I side with the halfers. And here is an argument for why I side with the halfers: (I don't think it has been presented yet in this form=I didn't read every single post...) Suppose we weight the coin so that it has a $p= .99$ chance for heads. But suppose we also change the rules(as previously mentioned) so that she will be woken up, let's say 1000 times, to be interviewed if it comes up tails. I do think if she says .99 as the probability that it was heads that she has calculated it correctly. In all likelihood, (with 99% probability), it is the first Monday.

 

[PeroK]

I side with the halfers. And here is an argument for why I side with the halfers: (I don't think it has been presented yet in this form=I didn't read every single post...) Suppose we weight the coin so that it has a $p= .99$ chance for heads. But suppose we also change the rules(as previously mentioned) so that she will be woken up, let's say 1000 times, to be interviewed if it comes up tails. I do think if she says .99 as the probability that it was heads that she has calculated it correctly. In all likelihood, (with 99% probability), it is the first Monday.

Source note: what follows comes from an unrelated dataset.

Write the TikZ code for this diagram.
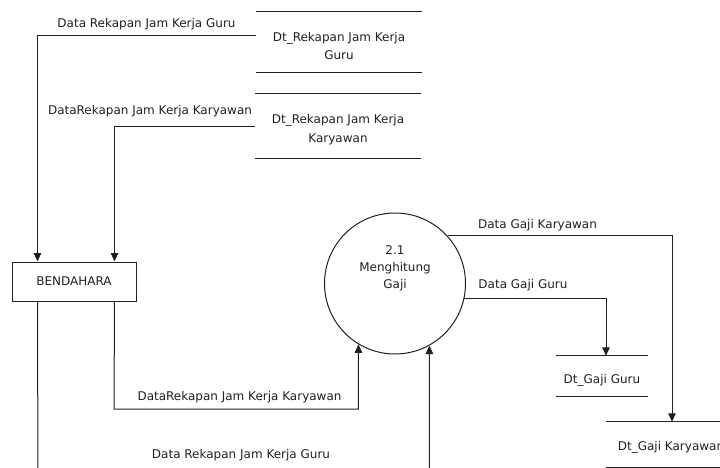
\documentclass[tikz,border=0pt]{standalone}
\usepackage{fontspec}
\setmainfont{DejaVu Sans}
\usetikzlibrary{arrows.meta}
\definecolor{ink}{HTML}{202020}
\begin{document}
\begin{tikzpicture}[x=1pt,y=-1pt,
  every node/.style={font=\fontsize{12}{18}\selectfont, text=ink},
  line/.style={draw=ink, line width=1pt},
  flow/.style={line, -{Triangle[length=8.5pt,width=7.5pt]}},
  storebox/.style={minimum width=#1, inner sep=0},
  lbl/.style={inner sep=0, align=center},
  entity/.style={line, minimum width=124, minimum height=39, inner sep=0},
  process/.style={circle, line, minimum size=141, inner sep=0}]

\useasboundingbox (0,0) rectangle (720,468);
\clip (0,0) rectangle (720,468);

% data stores: two horizontal rules, name set a little below the middle
\node[storebox=166, minimum height=60] (s1) at (339,42) {};
\node[storebox=166, minimum height=64] (s2) at (338,126) {};
\node[storebox=92, minimum height=40] (s3) at (602,376) {};
\node[storebox=130, minimum height=45] (s4) at (671,444.5) {};
\foreach \s in {s1,s2,s3,s4}
  \draw[line] (\s.north west) -- (\s.north east) (\s.south west) -- (\s.south east);
\node[lbl] (s1t) at ([yshift=-4.5pt]s1.center) {Dt\_Rekapan Jam Kerja\\Guru};
\node[lbl, font=\fontsize{12}{19}\selectfont] (s2t) at ([yshift=-4pt]s2.center) {Dt\_Rekapan Jam Kerja\\Karyawan};
\node[lbl] (s3t) at ([yshift=-4.5pt]s3.center) {Dt\_Gaji Guru};
\node[lbl] (s4t) at ([yshift=-3pt]s4.center) {Dt\_Gaji Karyawan};

% external entity and process
\node[entity] (bend) at (74,281.5) {BENDAHARA};
\node[process] (proc) at (395,283.5) {};
\node[lbl, font=\fontsize{12}{17}\selectfont] (proct) at ([yshift=15.5pt]proc.center) {2.1\\Menghitung\\Gaji};

% flows into BENDAHARA
\draw[flow] (s1.west |- 0,36) -| ([xshift=26pt]bend.north west);
\draw[flow] (s2.west |- 0,127) -| ([xshift=-22pt]bend.north east);
\node[lbl] (l1) at (146.5,24) {Data Rekapan Jam Kerja Guru};
\node[lbl] (l2) at (150,111.5) {DataRekapan Jam Kerja Karyawan};

% flows into the process
\draw[flow] ([xshift=-22pt]bend.south east) -- (114,409) -| (proc.239);
\draw[flow] ([xshift=26pt]bend.south west) -- (38,490) -| (proc.299);
\node[lbl] (l3) at (239.5,397) {DataRekapan Jam Kerja Karyawan};
\node[lbl] (l4) at (241,455.5) {Data Rekapan Jam Kerja Guru};

% flows out of the process
\draw[flow] (proc.42) -| (s4.north -| 672,0);
\draw[flow] (proc.-12) -| (s3.north -| 606,0);
\node[lbl] (l5) at (537.5,225) {Data Gaji Karyawan};
\node[lbl] (l6) at (523,285) {Data Gaji Guru};
\end{tikzpicture}
\end{document}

Before you vote for 1/2, you may wish to consider this post:

Okay, here's my last idea to disprove the answer of 1/2:

You wake sleeper and she gives the answer of 1/2. Then:

a) You ask her: if it's Monday, what would be your answer? She says 1/2.

b) You ask her: if it's Tuesday, what would be your answer? She says 0.

The only combination of those probabilities that gives 1/2 is that it must be Monday. Therefore, if the sleeper is consistent she must conclude that it is definitely Monday.